News - Chrysler
Chrysler brand to return in July
Having almost disappeared, Chrysler will be back mid-year with new 300C
13 Apr 2012
CHRYSLER as a brand may have almost disappeared from Australian sales charts – it sold just three vehicles nationally last month – but it will return “very strongly” in July when the next-generation 300C in launched.
With the 300C and Sebring Cabrio having been discontinued last year and the Grand Voyager slowing to a trickle – it accounted for Chrysler’s only 17 sales in the first quarter of this year – virtually no fresh Chrysler-badged product will be available for three months.
However, Chrysler Australia corporate affairs director Lenore Fletcher told GoAuto that “there could be a lot of new product” coming after the new 300C make its debut here July.
“We will be back absolutely – and very strongly – with the new 300C in July, and there are other models that we are shopping for,” said Ms Fletcher.
She said a replacement for the slow-selling Grand Voyager large people-mover was unlikely to be one of them.
Coming so long after the 300C was launched in the US late last year, the second-generation large car will be launched with a full range of variants, including a new diesel and the high-performance SRT8.
Left: Chrysler Grand Voyager Chrysler Sebring Cabrio Jeep Grand Cherokee.
The new 6.4-litre SRT8 V8 engine, which replaces the outgoing 6.1-litre unit, was first seen in the Dodge Challenger and produces 347kW of power and 630Nm of torque, which represents increases of 30kW and 61Nm, pushing the big sedan from 0-100km/h in less than five seconds.

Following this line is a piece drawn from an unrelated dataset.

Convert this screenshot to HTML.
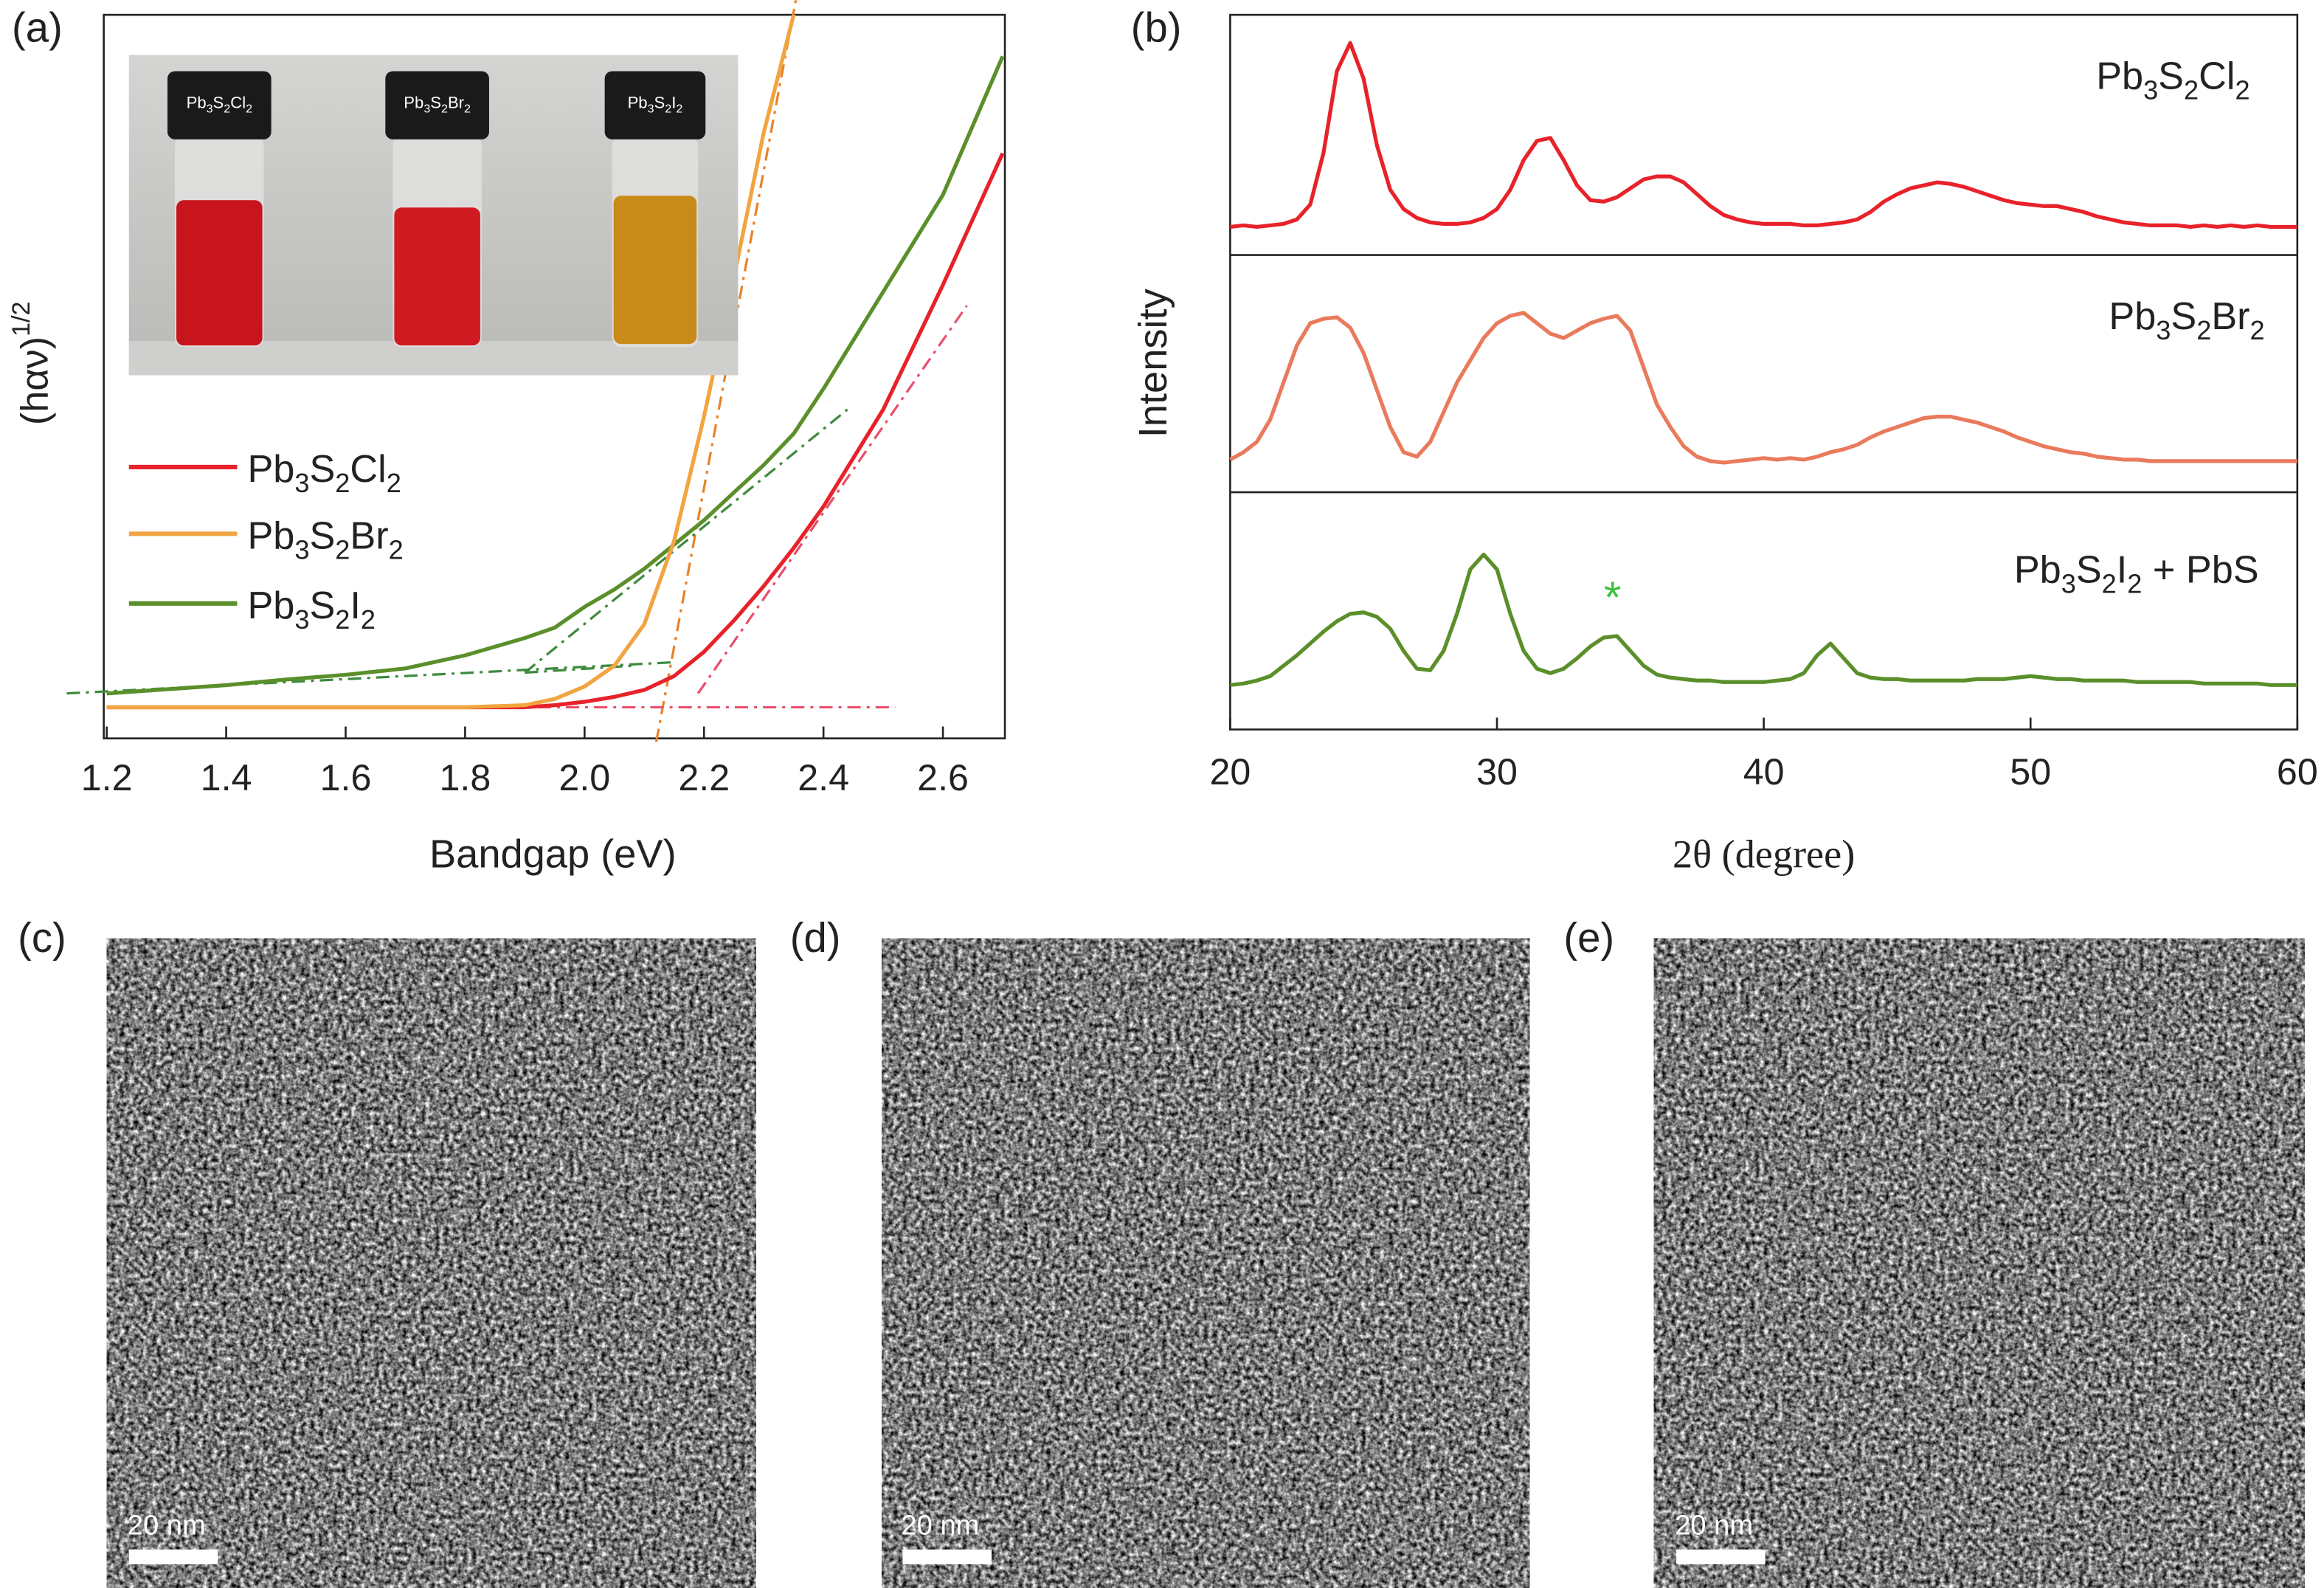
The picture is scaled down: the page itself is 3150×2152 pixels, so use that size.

Base models will be powered by Chrysler’s new 3.6-litre Pentastar petrol V6, which produces 215kW and 350Nm of torque – 32kW and 10Nm more than the old V6 – or the 3.0-litre turbo-diesel that produces 177kW and 550Nm in the Jeep Grand Cherokee, while the 5.7-litre Hemi V8 carries over from the old model and produces 265kW and 528Nm.
In the absence of the 300C and Sebring for most of 2011, Chrysler brand sales dropped 60.4 per cent to just 580 units last year, but the Chrysler Group was saved by its Jeep and Dodge brands, which were up 44.7 per cent and 41 per cent respectively, bringing the group’s sales total close to 12,000 units.
With the Nitro having gone out of production, Dodge sales have slipped 22.9 per cent this year, but Jeep has more than compensated by more than doubling, with a 136.9 per cent increase in the first quarter to 4105 sales.
Chrysler group sales are therefore well on track for a record year, at least since the company built cars locally.
“Jeep is going gangbusters for us, and we can maintain that momentum,” said Ms Fletcher.
“The dealers are very happy because they’re very busy. We’ve just had our best quarter on record and we’ve been setting records all over the place – best January, best February, best March and best sales months for Compass, Patriot and Grand Cherokee.” Ms Fletcher said the reasons for Jeep’s recent success included the latest “I bought a Jeep” TV commercial, which cleverly and subtly sets out to attract more women buyers to what has traditionally been a male-dominated brand.
“Jeep sales have always been male-dominated, but the ‘I bought a Jeep’ program really appeals to women and has resulted in a turnaround in attitude, so that’s pushing people into dealerships,” she said.